Everyone in the farm business is aware that a growing segment of the public is concerned with the direction of our food system. Among other things, they feel, justifiably or not, that our system for growing food lacks transparency, is too far removed from consumers, and that it fails to protect the environment.
While most farmers are serious about their roles as stewards of the land and with producing healthy, good quality food, only a few are taking advantage of the opportunities modern technology gives them to connect with consumers. Newer farming technologies, such as hydroponic sprouting systems, are not only economical and smart for business, but can also have a powerful emotional resonance with consumers.

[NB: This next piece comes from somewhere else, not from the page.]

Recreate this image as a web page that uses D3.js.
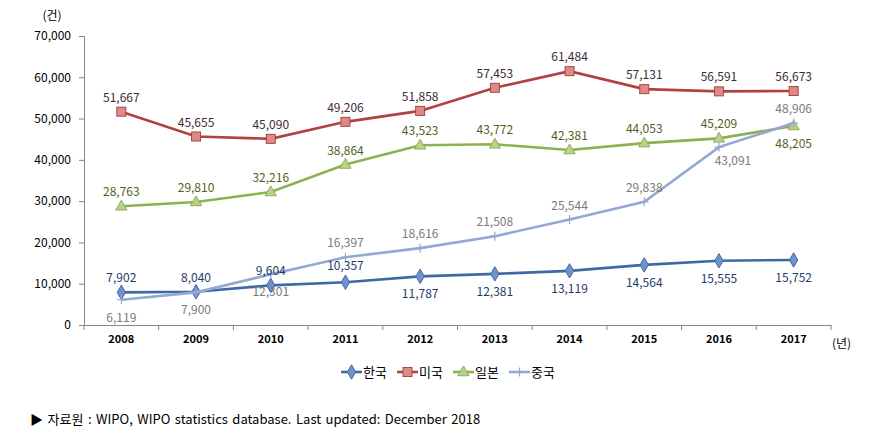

It’s interesting to go on Twitter, Facebook, Pinterest and other social media portals to see how many farms have begun to interact with the public. It doesn’t take much to throw open your “virtual doors” and give consumers and insight into your day-to-day activities. Most of us have some kind of rural heritage and on some level have a strong desire to reconnect with that part of our past. Small things that may seem mundane to you such as a freshly plowed field, a new litter of piglets or milking time can be of deep interest to someone living in the city or suburbs and it doesn’t take a lot of time to snap a photo and upload it to social media.

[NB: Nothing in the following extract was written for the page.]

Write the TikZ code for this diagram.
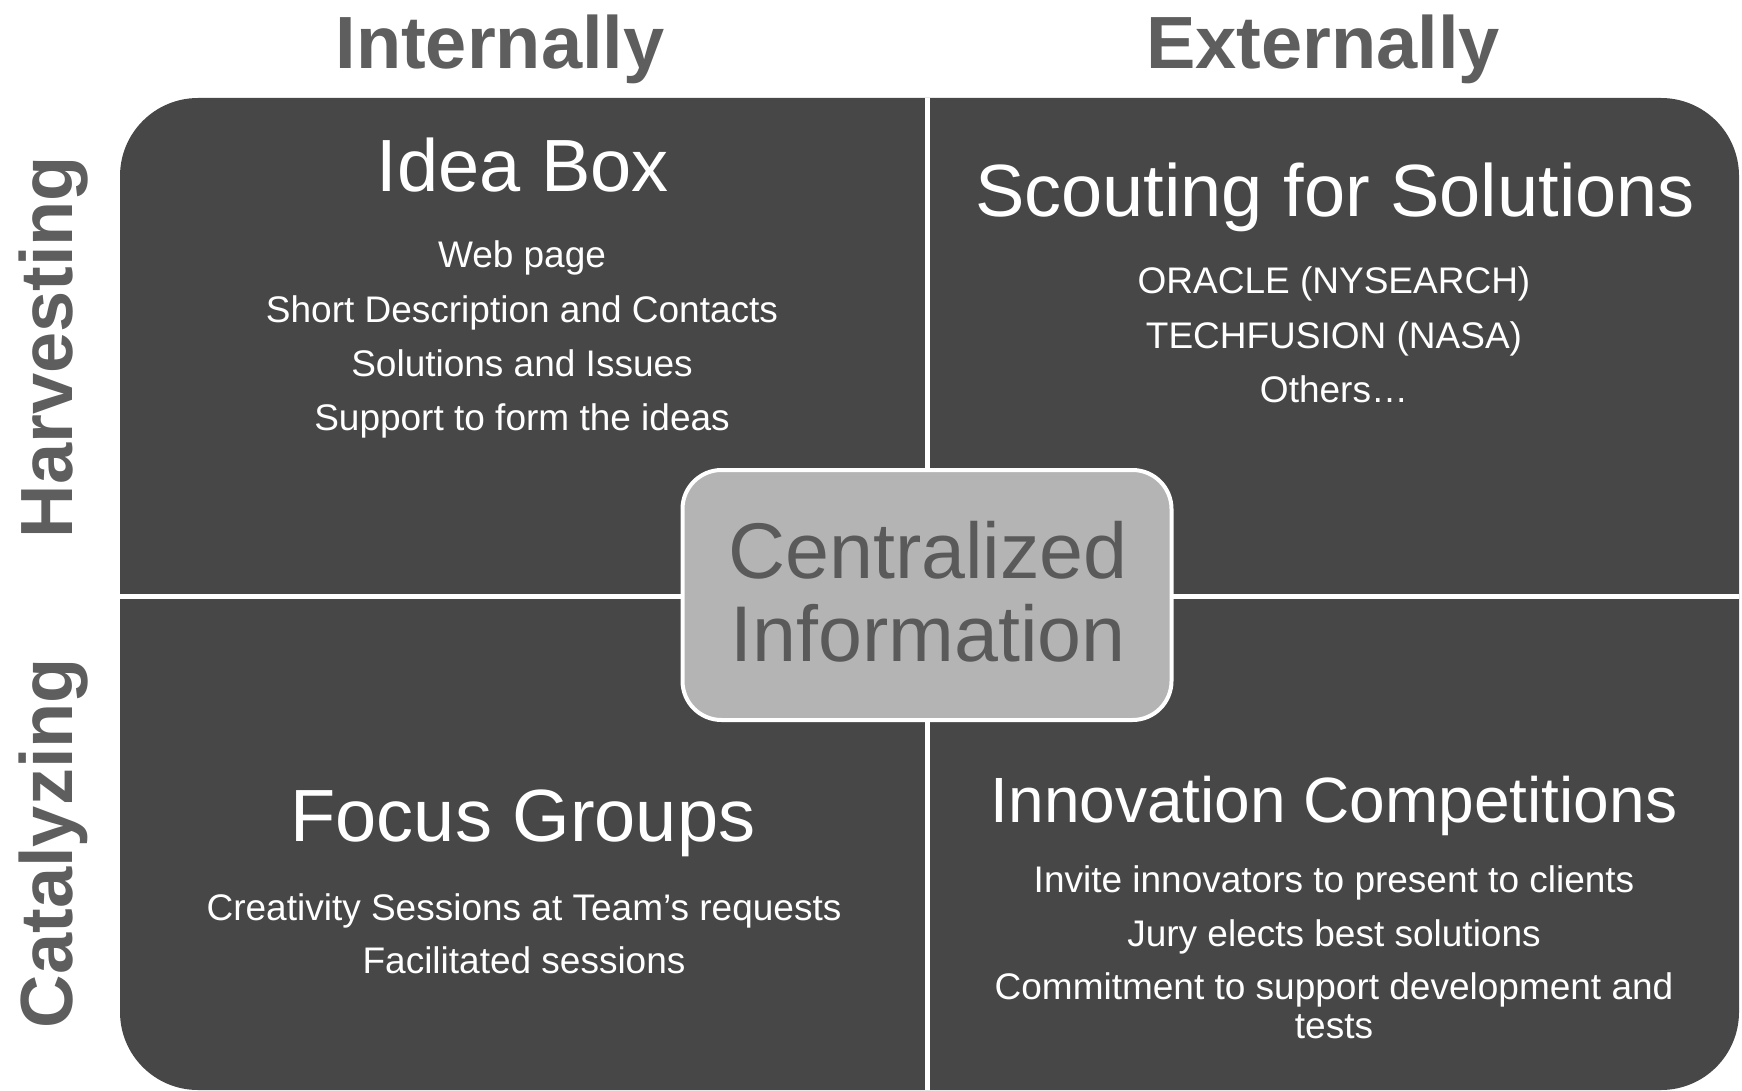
\documentclass[tikz,border=0pt]{standalone}
\usepackage{fontspec}
\setmainfont{Liberation Sans}
\definecolor{boxgray}{HTML}{474747}
\definecolor{centgray}{HTML}{B4B4B4}
\definecolor{hdrgray}{HTML}{5E5E5E}
\definecolor{centtext}{HTML}{5A5A5A}
\begin{document}
\begin{tikzpicture}[x=1pt,y=-1pt,
  hdr/.style={text=hdrgray, font=\fontsize{74}{80}\selectfont\bfseries, inner sep=0pt, anchor=base},
  ttl/.style={text=white, font=\fontsize{74}{80}\selectfont, inner sep=0pt, anchor=base},
  ttlsmall/.style={text=white, font=\fontsize{64}{70}\selectfont, inner sep=0pt, anchor=base},
  itm/.style={text=white, font=\fontsize{37}{42}\selectfont, inner sep=0pt, anchor=base},
  cent/.style={text=centtext, font=\fontsize{79}{85}\selectfont, inner sep=0pt, anchor=base},
  divider/.style={white, line width=5pt}]
\useasboundingbox (0,0) rectangle (1742,1091);
% main rounded panel
\fill[boxgray, rounded corners=78pt] (120,98) rectangle (1739,1090);
% dividers
\coordinate (vtop) at (927,98);
\coordinate (vbot) at (927,1090);
\coordinate (hleft) at (120,596);
\coordinate (hright) at (1739,596);
\draw[divider] (vtop) -- (vbot);
\draw[divider] (hleft) -- (hright);
% column headers
\node[hdr] (internally) at (500,69) {Internally};
\node[hdr] (externally) at (1323,69) {Externally};
% row labels
\node[hdr, rotate=90] (harvesting) at (72,347) {Harvesting};
\node[hdr, rotate=90] (catalyzing) at (72,843) {Catalyzing};
% Idea Box
\node[ttl] (ideabox) at (523,192) {Idea Box};
\node[itm] (ib1) at (522,268) {Web page};
\node[itm] (ib2) at (522,322) {Short Description and Contacts};
\node[itm] (ib3) at (522,376) {Solutions and Issues};
\node[itm] (ib4) at (522,430) {Support to form the ideas};
% Scouting
\node[ttl] (scout) at (1335,217) {Scouting for Solutions};
\node[itm] (sc1) at (1334,294) {ORACLE (NYSEARCH)};
\node[itm] (sc2) at (1334,348) {TECHFUSION (NASA)};
\node[itm] (sc3) at (1334,402) {Others…};
% Focus Groups
\node[ttl] (focus) at (523,841) {Focus Groups};
\node[itm] (fg1) at (524,920) {Creativity Sessions at Team’s requests};
\node[itm] (fg2) at (524,973) {Facilitated sessions};
% Innovation Competitions
\node[ttlsmall] (innov) at (1334,822) {Innovation Competitions};
\node[itm] (ic1) at (1334,892) {Invite innovators to present to clients};
\node[itm] (ic2) at (1334,946) {Jury elects best solutions};
\node[itm] (ic3) at (1334,999) {Commitment to support development and};
\node[itm] (ic4) at (1334,1038) {tests};
% centre box
\node[draw=white, line width=4pt, fill=centgray, rounded corners=39pt,
      minimum width=489pt, minimum height=250pt, inner sep=0pt] (centre) at (927,595) {};
\node[cent] (c1) at (928,578) {Centralized};
\node[cent] (c2) at (928,661) {Information};
\end{tikzpicture}
\end{document}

Paul Fonder is an organic dairyman in South Dakota who does an excellent job capturing to social media all the great little things about farming that the public loves to see:
— Paul Fonder (@OrganicDairyman) December 28, 2014
The public is bombarded with negative information from social media savvy animal rights groups who spotlight the bad apples to smear the entire industry. There is a hunger for positive information about our food production system. It’s time to push back.
Ok, that’s all very well, you say, but where do fodder systems fit into all of this?

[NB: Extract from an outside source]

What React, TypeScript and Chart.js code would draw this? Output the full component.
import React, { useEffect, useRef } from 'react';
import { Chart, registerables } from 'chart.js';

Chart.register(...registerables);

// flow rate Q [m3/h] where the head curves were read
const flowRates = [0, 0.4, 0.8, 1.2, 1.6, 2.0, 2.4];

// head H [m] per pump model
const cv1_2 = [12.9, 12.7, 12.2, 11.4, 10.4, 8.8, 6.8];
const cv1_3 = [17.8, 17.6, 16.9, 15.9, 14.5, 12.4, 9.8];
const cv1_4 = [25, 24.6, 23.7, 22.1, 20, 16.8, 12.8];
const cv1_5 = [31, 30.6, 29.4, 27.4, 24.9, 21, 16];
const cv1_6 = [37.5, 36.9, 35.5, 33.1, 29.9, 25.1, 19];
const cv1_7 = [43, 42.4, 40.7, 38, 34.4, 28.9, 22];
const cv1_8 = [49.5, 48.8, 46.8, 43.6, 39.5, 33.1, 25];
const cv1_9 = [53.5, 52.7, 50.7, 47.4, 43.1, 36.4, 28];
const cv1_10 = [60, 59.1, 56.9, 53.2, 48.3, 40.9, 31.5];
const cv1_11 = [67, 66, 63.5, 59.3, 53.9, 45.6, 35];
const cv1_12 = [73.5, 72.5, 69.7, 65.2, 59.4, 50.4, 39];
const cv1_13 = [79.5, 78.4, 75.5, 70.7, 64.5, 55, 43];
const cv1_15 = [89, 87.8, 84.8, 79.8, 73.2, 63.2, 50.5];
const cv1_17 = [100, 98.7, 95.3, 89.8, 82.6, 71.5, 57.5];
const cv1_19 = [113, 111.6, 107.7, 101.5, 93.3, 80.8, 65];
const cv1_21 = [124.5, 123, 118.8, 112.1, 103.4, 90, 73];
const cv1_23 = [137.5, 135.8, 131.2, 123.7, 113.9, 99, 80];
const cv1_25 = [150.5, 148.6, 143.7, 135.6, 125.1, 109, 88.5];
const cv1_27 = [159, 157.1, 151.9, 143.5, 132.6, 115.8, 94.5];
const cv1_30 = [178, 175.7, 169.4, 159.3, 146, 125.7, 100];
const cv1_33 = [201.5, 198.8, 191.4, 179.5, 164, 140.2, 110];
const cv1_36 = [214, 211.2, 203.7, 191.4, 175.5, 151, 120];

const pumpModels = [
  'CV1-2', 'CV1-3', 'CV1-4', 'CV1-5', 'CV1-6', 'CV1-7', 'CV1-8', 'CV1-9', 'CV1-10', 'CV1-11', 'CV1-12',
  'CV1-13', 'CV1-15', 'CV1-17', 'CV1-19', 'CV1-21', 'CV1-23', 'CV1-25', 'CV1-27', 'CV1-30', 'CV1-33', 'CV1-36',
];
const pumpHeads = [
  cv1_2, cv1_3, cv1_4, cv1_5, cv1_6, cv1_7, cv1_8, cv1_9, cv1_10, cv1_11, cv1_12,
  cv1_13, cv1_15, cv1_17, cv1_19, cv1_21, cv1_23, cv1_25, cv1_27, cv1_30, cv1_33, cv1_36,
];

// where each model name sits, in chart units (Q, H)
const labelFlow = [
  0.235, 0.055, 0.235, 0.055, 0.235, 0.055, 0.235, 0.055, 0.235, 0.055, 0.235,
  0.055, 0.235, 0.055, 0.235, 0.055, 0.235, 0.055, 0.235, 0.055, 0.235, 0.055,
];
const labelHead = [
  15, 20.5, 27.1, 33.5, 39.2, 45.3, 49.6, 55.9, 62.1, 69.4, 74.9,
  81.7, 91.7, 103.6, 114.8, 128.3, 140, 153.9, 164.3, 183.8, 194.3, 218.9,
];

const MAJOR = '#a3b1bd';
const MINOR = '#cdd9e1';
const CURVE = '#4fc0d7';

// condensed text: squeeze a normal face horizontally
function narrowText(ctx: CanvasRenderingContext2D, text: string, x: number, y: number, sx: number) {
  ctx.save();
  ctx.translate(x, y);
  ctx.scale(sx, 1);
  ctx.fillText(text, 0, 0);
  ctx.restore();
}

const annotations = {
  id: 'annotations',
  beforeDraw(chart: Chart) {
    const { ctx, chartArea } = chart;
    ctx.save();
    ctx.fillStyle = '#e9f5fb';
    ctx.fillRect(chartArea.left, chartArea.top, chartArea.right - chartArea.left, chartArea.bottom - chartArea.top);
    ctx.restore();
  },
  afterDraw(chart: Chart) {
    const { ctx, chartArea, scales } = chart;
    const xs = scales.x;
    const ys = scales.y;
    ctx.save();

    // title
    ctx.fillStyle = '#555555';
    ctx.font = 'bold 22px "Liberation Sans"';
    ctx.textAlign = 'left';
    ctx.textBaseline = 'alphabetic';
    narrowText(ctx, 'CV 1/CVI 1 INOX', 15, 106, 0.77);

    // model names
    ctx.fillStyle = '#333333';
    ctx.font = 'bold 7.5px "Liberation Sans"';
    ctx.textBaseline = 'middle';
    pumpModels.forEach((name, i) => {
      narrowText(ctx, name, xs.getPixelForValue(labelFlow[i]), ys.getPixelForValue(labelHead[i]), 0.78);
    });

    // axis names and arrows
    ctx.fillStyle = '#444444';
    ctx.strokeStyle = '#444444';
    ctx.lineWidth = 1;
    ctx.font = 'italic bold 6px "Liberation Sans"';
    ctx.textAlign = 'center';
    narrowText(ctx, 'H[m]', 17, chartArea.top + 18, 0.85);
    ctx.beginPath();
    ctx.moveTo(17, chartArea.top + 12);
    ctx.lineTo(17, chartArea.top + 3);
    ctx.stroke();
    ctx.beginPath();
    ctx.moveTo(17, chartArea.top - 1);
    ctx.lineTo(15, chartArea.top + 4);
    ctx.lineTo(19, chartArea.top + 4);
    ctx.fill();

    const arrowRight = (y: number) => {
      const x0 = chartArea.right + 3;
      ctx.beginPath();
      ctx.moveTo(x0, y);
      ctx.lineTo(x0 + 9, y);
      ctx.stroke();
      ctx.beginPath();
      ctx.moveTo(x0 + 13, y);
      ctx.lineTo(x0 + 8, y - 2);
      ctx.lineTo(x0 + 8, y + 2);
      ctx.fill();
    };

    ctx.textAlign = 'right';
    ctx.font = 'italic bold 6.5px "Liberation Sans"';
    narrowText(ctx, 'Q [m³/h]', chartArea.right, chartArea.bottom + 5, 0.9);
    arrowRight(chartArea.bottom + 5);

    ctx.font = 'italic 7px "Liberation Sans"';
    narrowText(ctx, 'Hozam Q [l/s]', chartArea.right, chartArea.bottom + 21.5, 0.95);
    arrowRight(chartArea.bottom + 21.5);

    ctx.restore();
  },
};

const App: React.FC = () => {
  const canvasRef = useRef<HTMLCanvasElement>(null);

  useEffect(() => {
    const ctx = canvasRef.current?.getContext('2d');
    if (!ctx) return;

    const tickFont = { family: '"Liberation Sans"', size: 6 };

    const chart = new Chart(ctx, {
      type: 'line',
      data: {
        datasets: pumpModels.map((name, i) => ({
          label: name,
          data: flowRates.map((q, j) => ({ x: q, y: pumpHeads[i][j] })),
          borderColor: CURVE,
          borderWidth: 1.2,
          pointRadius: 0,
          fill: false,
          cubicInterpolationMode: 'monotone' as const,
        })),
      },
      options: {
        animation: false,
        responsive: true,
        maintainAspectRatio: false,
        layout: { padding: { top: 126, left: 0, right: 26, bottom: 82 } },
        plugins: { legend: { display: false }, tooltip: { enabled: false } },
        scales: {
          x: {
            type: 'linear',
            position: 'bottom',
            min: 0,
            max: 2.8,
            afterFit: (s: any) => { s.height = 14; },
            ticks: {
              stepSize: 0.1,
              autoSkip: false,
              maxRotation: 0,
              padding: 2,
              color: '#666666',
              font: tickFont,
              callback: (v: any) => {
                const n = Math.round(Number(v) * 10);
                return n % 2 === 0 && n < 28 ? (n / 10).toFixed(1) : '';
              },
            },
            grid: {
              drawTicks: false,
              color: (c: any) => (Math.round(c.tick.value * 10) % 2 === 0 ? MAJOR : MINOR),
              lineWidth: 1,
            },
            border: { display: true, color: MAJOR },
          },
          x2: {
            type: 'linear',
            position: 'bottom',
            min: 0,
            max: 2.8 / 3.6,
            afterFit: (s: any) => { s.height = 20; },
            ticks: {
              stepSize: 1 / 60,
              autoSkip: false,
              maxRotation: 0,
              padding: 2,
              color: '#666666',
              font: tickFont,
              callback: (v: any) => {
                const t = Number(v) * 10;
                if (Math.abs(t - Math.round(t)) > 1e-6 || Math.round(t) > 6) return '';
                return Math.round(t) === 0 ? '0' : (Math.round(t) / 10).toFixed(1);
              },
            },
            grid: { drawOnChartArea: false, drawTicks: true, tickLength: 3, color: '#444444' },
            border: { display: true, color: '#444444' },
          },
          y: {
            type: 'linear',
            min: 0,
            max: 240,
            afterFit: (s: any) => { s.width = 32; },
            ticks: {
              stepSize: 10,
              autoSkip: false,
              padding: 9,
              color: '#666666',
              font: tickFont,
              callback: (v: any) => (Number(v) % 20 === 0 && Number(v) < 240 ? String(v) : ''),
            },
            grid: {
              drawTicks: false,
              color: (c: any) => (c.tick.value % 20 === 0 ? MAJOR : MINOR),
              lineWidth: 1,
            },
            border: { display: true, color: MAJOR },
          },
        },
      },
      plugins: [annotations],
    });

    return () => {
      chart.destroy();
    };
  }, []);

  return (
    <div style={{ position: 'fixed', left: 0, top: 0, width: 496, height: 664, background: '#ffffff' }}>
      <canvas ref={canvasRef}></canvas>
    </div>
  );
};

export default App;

A fodder system is a new, and better way of doing things that is social media friendly in that it is visual and easily understood, readily perceived as healthier for the animals – pictures of cows, horses, pigs, chickens, etc happily munching on green fodder is emotionally impactful, and clearly has a smaller, more responsible environmental impact.
While it can be difficult to visually represent reduced use of fertilizer or integrated pest management, a photo of a fodder system brimming with fresh, green feed is a picture which paints a thousand words. Fodder is grown without pesticides or fertilizers, consumes very little water and requires less grazing areas. It produces less manure, better products and healthier, happier livestock.
You may be an organic or grass fed producer, a small farm selling selling meat, cheese, milk or eggs direct to a local market, or even a very large farm, but incorporating sprouted fodder production into your operations should be seen not only as a better and more profitable way of farming, but also as a tool to engage the public and instill confidence that you are on the cutting edge of healthier, more humane and environmentally responsible farming practices.